# Proof of formula to convert from parallel to series impedance

So, I tried to find a proof to the formulas to convert from parallel to series reactive circuit, which I found in the ARRL Handbook:
$R_s=\frac{R_pX_p^2}{R_p^2+X_p^2}$ and $X_s=\frac{R_p^2X_p}{R_p^2+X_p^2}$
where $R_s$ and $X_s$ are the series resistance and reactance to match the impedance of a parallel circuit with $R_p$ and $X_p$ resistance and reactance.
The resistances are positive and real values and the reactances are signed real values (positive for inductive, and negative for capacitive).

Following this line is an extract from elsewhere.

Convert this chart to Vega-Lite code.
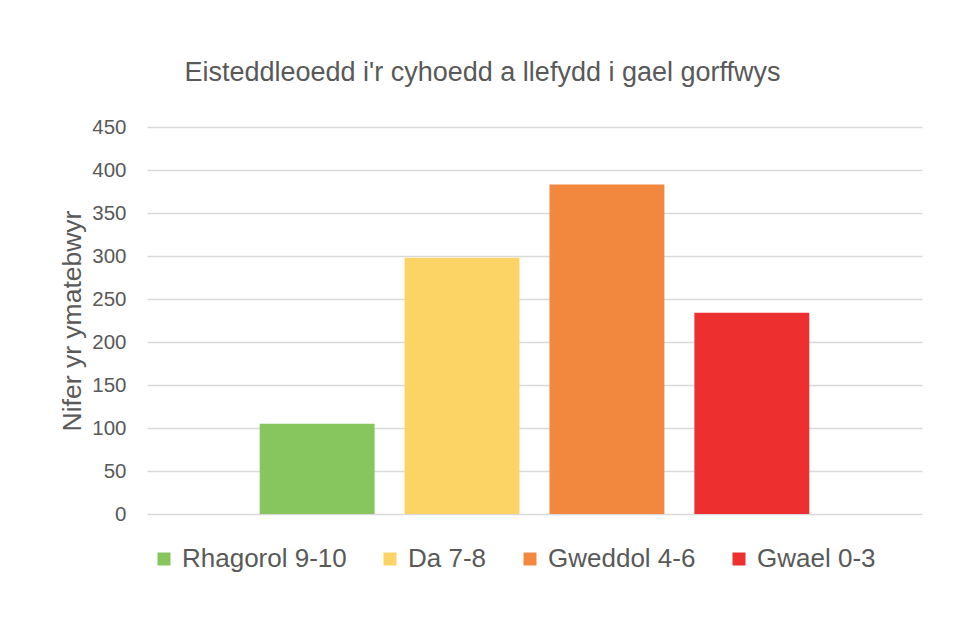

I decided to use the complex representation of impedance (I use j for i because it seems to be the convention in electronics):
$Z_s=R_s+jX_s$
and the complex representation of admittance:
$Y_p=G_p+jB_p$
which gives: $\frac{1}{Z_p}=\frac{1}{R_p}+j\frac{1}{X_p}$, then, with some algebric manipulation:
$Z_p=\frac{R_pX_p}{X_p+jR_p}$
After that, I do $Z_s=Z_p$, meaning:
$R_s+jX_s=\frac{R_pX_p}{X_p+jR_p}$
To bring the complex term to the numerator, I multiply by the conjugate of the denominator:
$R_s+jX_s=\frac{R_pX_p}{X_p+jR_p}*\frac{X_p-jR_p}{X_p-jR_p}=\frac{R_pX_p^2-jR_p^2X_p}{R_p^2+X_p^2}=\frac{R_pX_p^2}{R_p^2+X_p^2}+j\frac{-R_p^2X_p}{R_p^2+X_p^2}$
Now, to set real and imaginary parts equal, we get:
$R_s=\frac{R_pX_p^2}{R_p^2+X_p^2}$ and $X_s=-\frac{R_p^2X_p}{R_p^2+X_p^2}$

The first formula is fine, but what is wrong with the second formula? Why is there that extra "-" in front?

It must be like $\dfrac{1}{Z_p} = \dfrac{1}{Rp} + \dfrac{1}{j.X_p}$. In your case, the imaginary $j$ is in numerator.